The pros include that lack of clutter, plus a streamlined experience that allows you to simply turn on your TV, point your remote and start watching whatever apps you have on your TV.
The cons are that you still have to pay hundreds of dollars for a TV, and from my own personal experience, sometimes Smart TVs aren’t, uh, aren’t all that smart. Connection issues, constant updating (and the wait involved) and a general sense that the “smart” part of your TV was secondary to the, you know, “TV’ part during the design are all a concern, which sucks when you’re paying a pretty big chunk of change up front.
I wasn’t exactly sure what to call this, but I’m talking services that essentially allow you to turn a normal TV into a “smart” TV. Apple TV, Amazon Fire TV, Google Chromecast. That sort of thing.
One pro is that this a much cheaper option than buying a Smart TV, although it varies depending on what service you use. Apple TV runs anywhere from $150-$200. Amazon Fire TV is around $100. And Google Chromecast is only $35.
Of course, you tend to get what you pay for, but is there really that big a difference between Google Chromecast and Apple TV? Eh, it depends. I know that’s a shitty answer, but it really does depend on what you’re looking for. If you’re cool with essentially just using your phone to stream content to your TV, then Chromecast would probably work for you. Apple TV, on the other hand, has a much richer interface. In short, it “feels” more like TV, something stable and tangible, rather than the more jury-rigged feel of Chromecast.
Amazon Fire TV is closer to Apple TV, and for half the price is probably the better option, unless of course you’re married to Apple the way many Apple fetishists are, and need to feed that iTunes addiction.
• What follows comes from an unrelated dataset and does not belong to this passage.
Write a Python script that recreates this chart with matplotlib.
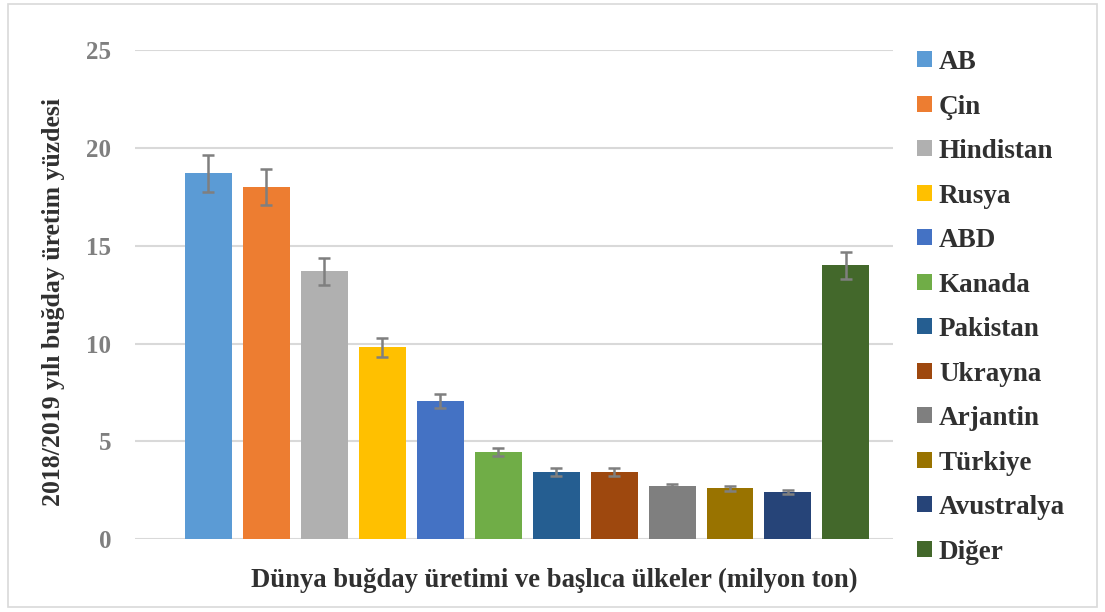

But that’s kind of an issue with both Apple TV and Amazon Fire TV. They both push you towards using their own services – iTunes, Amazon Prime – which isn’t a huge deal, but can be annoying, especially when you just want to find something to watch without feeling like you’re entering into some sort of deal with the devil. I mean, that’s why you’re cutting the cord in the first place, right?
Roku has several generations of their device now, each offering slightly different options and features. They run from $50 for the oldest, most basic versions, to $130 for the newest, the Roku 4.
The big pro with Roku is that it eliminates all that funneling towards a company’s pre-existing service. With Apple TV and Amazon Fire TV, for instance, you get the sense that the product just exists to get you to use their other products. Again, not a huge deal, but annoying nonetheless. Roku, on the other hand, doesn’t give a shit what you use. It exists simply to let you watch a lot of great content.
Another pro is that Roku’s various generations provide a lot of versatility so that you can pick the best one for your needs. For instance, the basic Roku 1 allows those still hanging on to their old CRT TVs to stream through old-school A/V cables. You won’t find that anywhere else.
Meanwhile, the Roku 4 would be the choice if you need something that lets you watch video in 4K. Your needs might be somewhere in the middle, which Roku accommodates with its Roku 2 and Roku 3.
Roku is also renowned for having an extremely user-friendly interface, and an intuitive menu that even Grandma can figure out. This is a big pro if you’re not all that savvy and, hell, even if you are, it’s nice to be able to just sit down and use something without having to dig our your phone or sign up to another service.
Roku’s biggest con is probably that it’s an external device, which is a problem if you’re worried about clutter, and it pretty much tethers you to a single TV, also a problem when you consider how much more mobile our media gets virtually every day.